- **Short problem**: Everything from the first line down to the line containing "radius=428pt, y radius=435pt];" is to be retyped exactly, both ends included, with pictures left out.

[Begin Supplied information]

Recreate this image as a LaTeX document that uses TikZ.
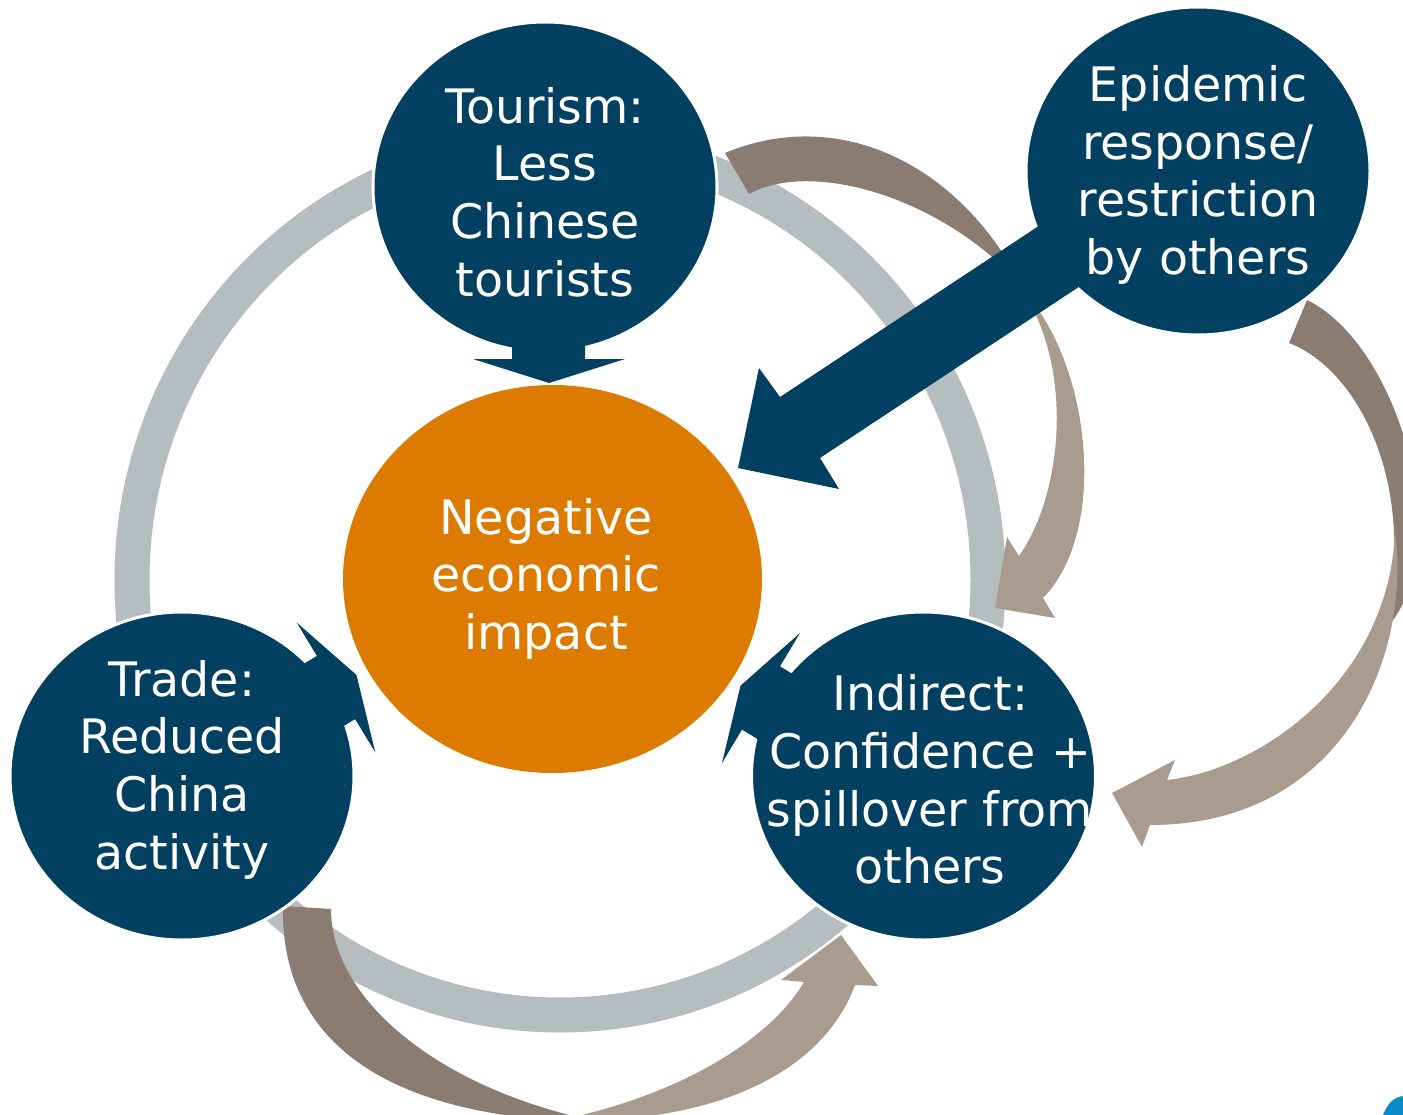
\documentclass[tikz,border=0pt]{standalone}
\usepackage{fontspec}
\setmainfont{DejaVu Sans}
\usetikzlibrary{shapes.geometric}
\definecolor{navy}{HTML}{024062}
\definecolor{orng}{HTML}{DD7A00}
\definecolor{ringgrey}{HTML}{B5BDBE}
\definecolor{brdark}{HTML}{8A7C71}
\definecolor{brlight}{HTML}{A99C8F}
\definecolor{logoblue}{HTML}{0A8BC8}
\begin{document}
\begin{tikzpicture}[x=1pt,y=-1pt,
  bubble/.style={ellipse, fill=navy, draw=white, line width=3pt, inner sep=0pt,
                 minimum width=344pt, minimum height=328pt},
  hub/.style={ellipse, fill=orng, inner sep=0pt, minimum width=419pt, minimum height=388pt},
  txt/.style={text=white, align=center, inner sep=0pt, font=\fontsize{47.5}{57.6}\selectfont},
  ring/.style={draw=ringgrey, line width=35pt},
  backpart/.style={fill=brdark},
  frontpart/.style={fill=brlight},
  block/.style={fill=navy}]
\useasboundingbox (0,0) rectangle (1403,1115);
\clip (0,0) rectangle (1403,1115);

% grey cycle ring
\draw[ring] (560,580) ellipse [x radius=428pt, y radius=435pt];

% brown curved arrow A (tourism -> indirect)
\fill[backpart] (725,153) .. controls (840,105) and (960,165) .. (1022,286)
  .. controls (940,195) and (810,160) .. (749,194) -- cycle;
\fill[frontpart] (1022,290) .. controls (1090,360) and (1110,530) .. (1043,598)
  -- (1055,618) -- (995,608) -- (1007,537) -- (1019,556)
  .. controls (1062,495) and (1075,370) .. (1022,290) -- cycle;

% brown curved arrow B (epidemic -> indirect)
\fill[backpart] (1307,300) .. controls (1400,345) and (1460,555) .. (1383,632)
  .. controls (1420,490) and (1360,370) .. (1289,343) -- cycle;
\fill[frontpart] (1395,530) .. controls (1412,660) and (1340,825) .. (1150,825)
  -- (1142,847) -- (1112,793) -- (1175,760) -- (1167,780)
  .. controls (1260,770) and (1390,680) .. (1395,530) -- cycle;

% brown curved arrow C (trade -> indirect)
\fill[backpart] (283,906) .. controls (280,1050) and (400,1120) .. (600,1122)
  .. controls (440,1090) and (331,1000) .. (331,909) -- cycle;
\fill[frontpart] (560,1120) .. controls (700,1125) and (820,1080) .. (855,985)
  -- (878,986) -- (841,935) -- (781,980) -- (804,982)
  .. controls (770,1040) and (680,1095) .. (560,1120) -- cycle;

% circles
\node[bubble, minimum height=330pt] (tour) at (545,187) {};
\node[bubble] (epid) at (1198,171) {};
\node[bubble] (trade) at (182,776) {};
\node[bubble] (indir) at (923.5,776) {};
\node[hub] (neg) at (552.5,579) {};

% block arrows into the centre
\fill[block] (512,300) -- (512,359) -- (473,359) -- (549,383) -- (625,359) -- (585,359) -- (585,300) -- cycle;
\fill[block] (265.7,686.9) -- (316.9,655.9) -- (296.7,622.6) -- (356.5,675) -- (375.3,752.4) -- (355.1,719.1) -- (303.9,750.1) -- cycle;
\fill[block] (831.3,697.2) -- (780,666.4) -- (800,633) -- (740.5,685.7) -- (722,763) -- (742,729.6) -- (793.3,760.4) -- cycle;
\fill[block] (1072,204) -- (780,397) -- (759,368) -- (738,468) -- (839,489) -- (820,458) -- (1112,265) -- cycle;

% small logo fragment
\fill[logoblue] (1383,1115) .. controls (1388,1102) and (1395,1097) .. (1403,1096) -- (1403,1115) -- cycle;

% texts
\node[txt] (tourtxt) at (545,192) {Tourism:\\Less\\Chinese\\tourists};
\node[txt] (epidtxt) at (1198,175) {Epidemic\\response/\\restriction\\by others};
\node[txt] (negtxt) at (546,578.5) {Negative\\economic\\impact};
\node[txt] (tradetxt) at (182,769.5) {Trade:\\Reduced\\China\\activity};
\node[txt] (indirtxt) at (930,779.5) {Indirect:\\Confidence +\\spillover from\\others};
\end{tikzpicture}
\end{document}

[End Supplied information]

- **Reply**:
Recreate this image as a LaTeX document that uses TikZ.
\documentclass[tikz,border=0pt]{standalone}
\usepackage{fontspec}
\setmainfont{DejaVu Sans}
\usetikzlibrary{shapes.geometric}
\definecolor{navy}{HTML}{024062}
\definecolor{orng}{HTML}{DD7A00}
\definecolor{ringgrey}{HTML}{B5BDBE}
\definecolor{brdark}{HTML}{8A7C71}
\definecolor{brlight}{HTML}{A99C8F}
\definecolor{logoblue}{HTML}{0A8BC8}
\begin{document}
\begin{tikzpicture}[x=1pt,y=-1pt,
  bubble/.style={ellipse, fill=navy, draw=white, line width=3pt, inner sep=0pt,
                 minimum width=344pt, minimum height=328pt},
  hub/.style={ellipse, fill=orng, inner sep=0pt, minimum width=419pt, minimum height=388pt},
  txt/.style={text=white, align=center, inner sep=0pt, font=\fontsize{47.5}{57.6}\selectfont},
  ring/.style={draw=ringgrey, line width=35pt},
  backpart/.style={fill=brdark},
  frontpart/.style={fill=brlight},
  block/.style={fill=navy}]
\useasboundingbox (0,0) rectangle (1403,1115);
\clip (0,0) rectangle (1403,1115);

% grey cycle ring
\draw[ring] (560,580) ellipse [x radius=428pt, y radius=435pt];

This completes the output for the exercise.